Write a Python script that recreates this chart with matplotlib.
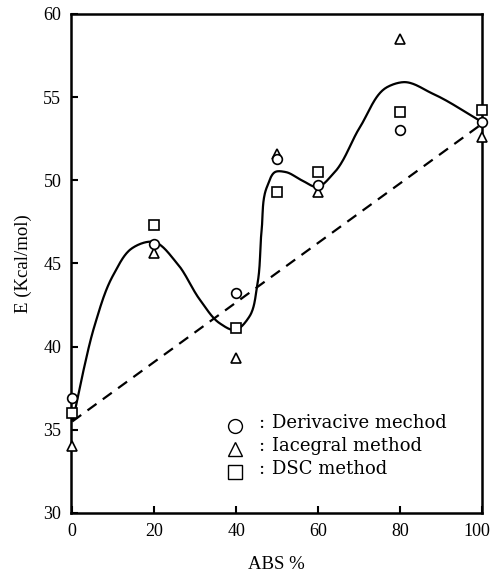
import numpy as np
import matplotlib
matplotlib.use("Agg")
import matplotlib.pyplot as plt
import matplotlib.transforms as mtransforms

plt.rcParams['font.family'] = ['Liberation Serif', 'DejaVu Serif']

# measured points
abs_pct = [0, 20, 40, 50, 60, 80, 100]
e_deriv = [36.9, 46.2, 43.2, 51.3, 49.7, 53.0, 53.5]
e_integ = [34.0, 45.6, 39.3, 51.6, 49.3, 58.5, 52.6]
e_dsc = [36.0, 47.3, 41.1, 49.3, 50.5, 54.1, 54.2]

# hand-drawn smooth curve (knots)
curve_x = [0.2, 2.5, 5.5, 10.0, 14.5, 19.8, 25.6, 31.2, 36.0, 39.8, 43.2, 45.2,
           46.2, 47.5, 49.5, 52.0, 56.0, 59.8, 63.7, 70.2, 76.8, 80.7, 88.0, 100]
curve_y = [35.6, 38.3, 41.3, 44.3, 45.9, 46.3, 45.0, 42.8, 41.4, 41.0, 41.8, 43.8,
           47.0, 49.6, 50.5, 50.5, 50.0, 49.6, 50.4, 53.2, 55.6, 55.9, 55.2, 53.5]

# dashed linear trend
line_x = [0, 100]
line_y = [35.5, 53.4]

legend_labels = ['Derivacive mechod', 'Iacegral method', 'DSC method']


def smooth(xs, ys, n=30):
    # parametric cubic hermite through the knots
    p = np.column_stack([np.array(xs) / 100.0, np.array(ys) / 30.0])
    d = np.r_[0, np.cumsum(np.hypot(*np.diff(p, axis=0).T))]
    m = np.gradient(p, d, axis=0)
    out = []
    for i in range(len(p) - 1):
        h = d[i + 1] - d[i]
        t = np.linspace(0, 1, n, endpoint=False)[:, None]
        h00 = 2 * t**3 - 3 * t**2 + 1
        h10 = t**3 - 2 * t**2 + t
        h01 = -2 * t**3 + 3 * t**2
        h11 = t**3 - t**2
        out.append(h00 * p[i] + h10 * h * m[i] + h01 * p[i + 1] + h11 * h * m[i + 1])
    out.append(p[-1:])
    out = np.vstack(out)
    return out[:, 0] * 100, out[:, 1] * 30


fig = plt.figure(figsize=(4.93, 5.82), dpi=100)
ax = fig.add_axes([0.144, 0.1186, 0.834, 0.8574])

sx, sy = smooth(curve_x, curve_y)
ax.plot(sx, sy, color='k', lw=1.6)
ax.plot(line_x, line_y, color='k', lw=1.6, linestyle=(0, (5, 3.5)))

mk = dict(linestyle='none', mfc='white', mec='k', mew=1.2, ms=7, clip_on=False, zorder=3)
ax.plot(abs_pct, e_dsc, marker='s', **mk)
ax.plot(abs_pct, e_integ, marker='^', **mk)
ax.plot(abs_pct, e_deriv, marker='o', **mk)

# legend drawn by hand
lmk = dict(linestyle='none', mfc='white', mec='k', mew=1.0, ms=10,
           transform=ax.transAxes, clip_on=False)
for i, (m, lab) in enumerate(zip(['o', '^', 's'], legend_labels)):
    yy = 0.18 - i * 0.046
    ax.plot([0.399], [yy - 0.006], marker=m, **lmk)
    ax.text(0.455, yy, ':', transform=ax.transAxes, fontsize=13,
            va='center', ha='left', family='DejaVu Serif')
    ax.text(0.489, yy, lab, transform=ax.transAxes, fontsize=13,
            va='center', ha='left', family='DejaVu Serif')

ax.set_xlim(-0.3, 100)
ax.set_ylim(30, 60)
ax.set_xticks([0, 20, 40, 60, 80, 100])
ax.set_yticks([30, 35, 40, 45, 50, 55, 60])
ax.tick_params(direction='in', length=5, width=1.5, labelsize=13, pad=7)
for s in ax.spines.values():
    s.set_linewidth(1.8)

# nudge the last x label so it stays inside the figure
lbl = ax.get_xticklabels()[-1]
lbl.set_transform(lbl.get_transform() + mtransforms.ScaledTranslation(-4 / 72, 0, fig.dpi_scale_trans))

ax.set_xlabel('ABS %', fontsize=13.5, labelpad=12)
ax.set_ylabel('E (Kcal/mol)', fontsize=13.5, labelpad=8)

fig.savefig('out.png', dpi=100)
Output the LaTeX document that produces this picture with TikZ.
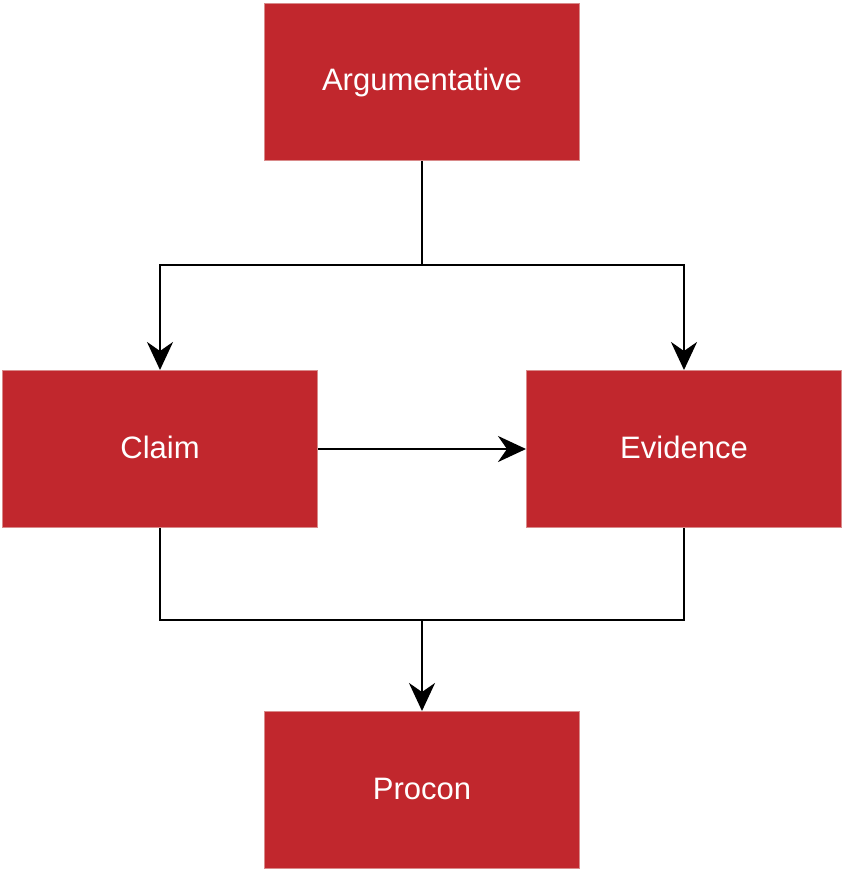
-=-=-=-=-
● **Required work**: Work through the listing above and report how many lines include the string "that", with no other text.

● **The solution**: 2